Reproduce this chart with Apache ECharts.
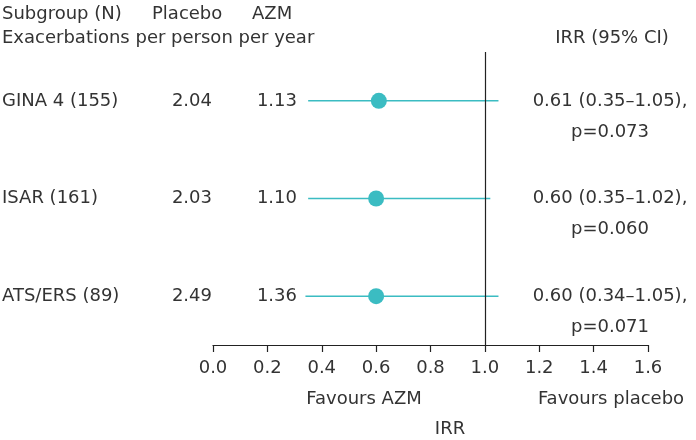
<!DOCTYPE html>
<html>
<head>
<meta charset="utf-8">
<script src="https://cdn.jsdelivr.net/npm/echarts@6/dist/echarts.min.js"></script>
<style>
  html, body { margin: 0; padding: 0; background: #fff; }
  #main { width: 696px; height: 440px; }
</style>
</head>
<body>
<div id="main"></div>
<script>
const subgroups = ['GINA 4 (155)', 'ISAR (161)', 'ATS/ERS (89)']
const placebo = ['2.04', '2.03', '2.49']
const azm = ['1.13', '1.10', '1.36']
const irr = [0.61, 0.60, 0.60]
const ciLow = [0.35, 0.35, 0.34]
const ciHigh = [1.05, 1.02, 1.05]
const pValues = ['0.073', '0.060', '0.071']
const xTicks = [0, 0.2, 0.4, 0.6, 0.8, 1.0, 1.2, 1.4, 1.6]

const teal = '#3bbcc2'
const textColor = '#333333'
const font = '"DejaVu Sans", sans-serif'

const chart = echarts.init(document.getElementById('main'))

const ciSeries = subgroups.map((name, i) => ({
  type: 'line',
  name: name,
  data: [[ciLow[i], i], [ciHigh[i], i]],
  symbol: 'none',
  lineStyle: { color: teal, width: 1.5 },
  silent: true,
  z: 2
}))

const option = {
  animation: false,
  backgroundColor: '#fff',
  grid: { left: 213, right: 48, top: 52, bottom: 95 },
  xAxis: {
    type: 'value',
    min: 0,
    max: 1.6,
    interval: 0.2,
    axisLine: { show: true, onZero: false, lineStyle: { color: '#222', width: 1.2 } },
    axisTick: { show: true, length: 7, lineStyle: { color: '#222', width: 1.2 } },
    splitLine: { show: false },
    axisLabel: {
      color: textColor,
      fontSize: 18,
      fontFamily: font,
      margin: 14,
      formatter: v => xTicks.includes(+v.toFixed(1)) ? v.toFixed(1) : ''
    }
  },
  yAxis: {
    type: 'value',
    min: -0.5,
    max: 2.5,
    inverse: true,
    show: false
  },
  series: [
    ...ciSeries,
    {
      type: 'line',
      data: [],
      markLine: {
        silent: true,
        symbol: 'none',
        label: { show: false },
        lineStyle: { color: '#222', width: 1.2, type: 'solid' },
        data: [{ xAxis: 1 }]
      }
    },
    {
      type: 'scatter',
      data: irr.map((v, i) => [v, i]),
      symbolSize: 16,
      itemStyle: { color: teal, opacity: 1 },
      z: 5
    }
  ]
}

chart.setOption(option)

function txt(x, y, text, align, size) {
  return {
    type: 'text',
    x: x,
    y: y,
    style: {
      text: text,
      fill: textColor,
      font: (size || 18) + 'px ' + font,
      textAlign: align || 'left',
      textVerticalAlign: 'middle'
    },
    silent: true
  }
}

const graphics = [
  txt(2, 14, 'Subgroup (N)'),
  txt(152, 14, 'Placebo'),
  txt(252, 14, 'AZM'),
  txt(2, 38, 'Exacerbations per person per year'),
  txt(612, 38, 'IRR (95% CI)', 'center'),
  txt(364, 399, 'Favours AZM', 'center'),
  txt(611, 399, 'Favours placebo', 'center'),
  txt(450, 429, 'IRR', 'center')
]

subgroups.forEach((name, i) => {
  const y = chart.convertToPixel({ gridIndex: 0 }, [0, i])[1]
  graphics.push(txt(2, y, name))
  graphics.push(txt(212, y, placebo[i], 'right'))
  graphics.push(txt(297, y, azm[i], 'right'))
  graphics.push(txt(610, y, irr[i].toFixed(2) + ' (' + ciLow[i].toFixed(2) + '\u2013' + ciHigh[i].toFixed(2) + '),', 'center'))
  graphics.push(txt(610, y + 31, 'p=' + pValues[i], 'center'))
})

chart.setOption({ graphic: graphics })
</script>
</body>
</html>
━━━━━━
# The request
Reproduce every line of the material precisely, omitting its pictures.

# Response for this exercise
Reproduce this chart with Apache ECharts.
<!DOCTYPE html>
<html>
<head>
<meta charset="utf-8">
<script src="https://cdn.jsdelivr.net/npm/echarts@6/dist/echarts.min.js"></script>
<style>
  html, body { margin: 0; padding: 0; background: #fff; }
  #main { width: 696px; height: 440px; }
</style>
</head>
<body>
<div id="main"></div>
<script>
const subgroups = ['GINA 4 (155)', 'ISAR (161)', 'ATS/ERS (89)']
const placebo = ['2.04', '2.03', '2.49']
const azm = ['1.13', '1.10', '1.36']
const irr = [0.61, 0.60, 0.60]
const ciLow = [0.35, 0.35, 0.34]
const ciHigh = [1.05, 1.02, 1.05]
const pValues = ['0.073', '0.060', '0.071']
const xTicks = [0, 0.2, 0.4, 0.6, 0.8, 1.0, 1.2, 1.4, 1.6]

const teal = '#3bbcc2'
const textColor = '#333333'
const font = '"DejaVu Sans", sans-serif'

const chart = echarts.init(document.getElementById('main'))

const ciSeries = subgroups.map((name, i) => ({
  type: 'line',
  name: name,
  data: [[ciLow[i], i], [ciHigh[i], i]],
  symbol: 'none',
  lineStyle: { color: teal, width: 1.5 },
  silent: true,
  z: 2
}))

const option = {
  animation: false,
  backgroundColor: '#fff',
  grid: { left: 213, right: 48, top: 52, bottom: 95 },
  xAxis: {
    type: 'value',
    min: 0,
    max: 1.6,
    interval: 0.2,
    axisLine: { show: true, onZero: false, lineStyle: { color: '#222', width: 1.2 } },
    axisTick: { show: true, length: 7, lineStyle: { color: '#222', width: 1.2 } },
    splitLine: { show: false },
    axisLabel: {
      color: textColor,
      fontSize: 18,
      fontFamily: font,
      margin: 14,
      formatter: v => xTicks.includes(+v.toFixed(1)) ? v.toFixed(1) : ''
    }
  },
  yAxis: {
    type: 'value',
    min: -0.5,
    max: 2.5,
    inverse: true,
    show: false
  },
  series: [
    ...ciSeries,
    {
      type: 'line',
      data: [],
      markLine: {
        silent: true,
        symbol: 'none',
        label: { show: false },
        lineStyle: { color: '#222', width: 1.2, type: 'solid' },
        data: [{ xAxis: 1 }]
      }
    },
    {
      type: 'scatter',
      data: irr.map((v, i) => [v, i]),
      symbolSize: 16,
      itemStyle: { color: teal, opacity: 1 },
      z: 5
    }
  ]
}

chart.setOption(option)

function txt(x, y, text, align, size) {
  return {
    type: 'text',
    x: x,
    y: y,
    style: {
      text: text,
      fill: textColor,
      font: (size || 18) + 'px ' + font,
      textAlign: align || 'left',
      textVerticalAlign: 'middle'
    },
    silent: true
  }
}

const graphics = [
  txt(2, 14, 'Subgroup (N)'),
  txt(152, 14, 'Placebo'),
  txt(252, 14, 'AZM'),
  txt(2, 38, 'Exacerbations per person per year'),
  txt(612, 38, 'IRR (95% CI)', 'center'),
  txt(364, 399, 'Favours AZM', 'center'),
  txt(611, 399, 'Favours placebo', 'center'),
  txt(450, 429, 'IRR', 'center')
]

subgroups.forEach((name, i) => {
  const y = chart.convertToPixel({ gridIndex: 0 }, [0, i])[1]
  graphics.push(txt(2, y, name))
  graphics.push(txt(212, y, placebo[i], 'right'))
  graphics.push(txt(297, y, azm[i], 'right'))
  graphics.push(txt(610, y, irr[i].toFixed(2) + ' (' + ciLow[i].toFixed(2) + '\u2013' + ciHigh[i].toFixed(2) + '),', 'center'))
  graphics.push(txt(610, y + 31, 'p=' + pValues[i], 'center'))
})

chart.setOption({ graphic: graphics })
</script>
</body>
</html>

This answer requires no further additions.